Kofi Annan urges restrictions onf biotechnology

Reuters is reporting on a speech by Kofi Annan, Secretary General of the United Nations, in which he

warned of “catastrophic” results if recent advances in biotechnology, including gene manipulation and work with viruses, fell into the wrong hands.

He also said

“We lack an international system of safeguards to manage those risks,” he said. “Scientists may do their best to follow rules for responsible conduct of research. But efforts to harmonize these rules on a global level are outpaced by the galloping advance of science itself.”

He even suggests that the time is ripe for international governing bodies much like was done for nuclear energy in the 1950s. Is this a ploy to use the current animosity towards biotechnology in Europe to give the UN something new to do? Clearly, the US would not sign on to such things with the current administration (or probably any administration). But I certainly find it interesting that he is pushing this. I wonder if he is specifically worried about synthetic biology too or if this is just more concern for genetic engineering in general.

Author: Jonathan Eisen

I am an evolutionary biologist and a Professor at U. C. Davis. (see my lab site here). My research focuses on the origin of novelty (how new processes and functions originate). To study this I focus on sequencing and analyzing genomes of organisms, especially microbes and using phylogenomic analysis

3 thoughts on “Kofi Annan urges restrictions onf biotechnology”

  1. Oohhh … I completely missed this. If only I could have been a fly on the wall in the discussions to put this out. I would predict that this is going to be one of those things where people ten years from now say “What were they thinking.” Apparently, rather than simply tyr and come up with words creating specific legislation about synthetic biology, they have decided to take the general approach and say the government should start regulating DNA sequences. I hope that this is just a misquote of somethig Claire said, but if true could be a very slippery slope.

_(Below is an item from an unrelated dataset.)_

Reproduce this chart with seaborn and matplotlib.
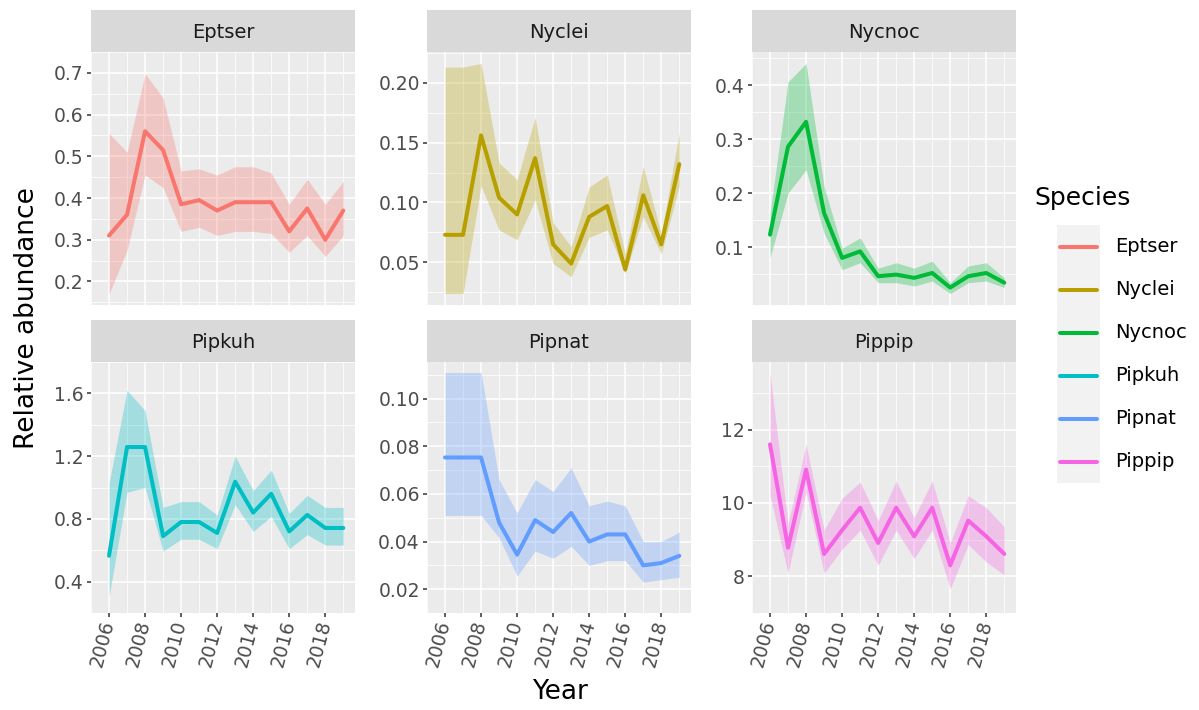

  2. Between fears of bioterror and the dogmas of the Religious Right (which even the Democrats pander to), the future of biotech in the US doesn’t look that promising. And the Green paranoia about “Frankenfood” and opposition to animal research in Europe doesn’t give me much hope either. Personally, I suspect that China will emerge as the biotech leader — and I doubt they will give two beans about what the UN says.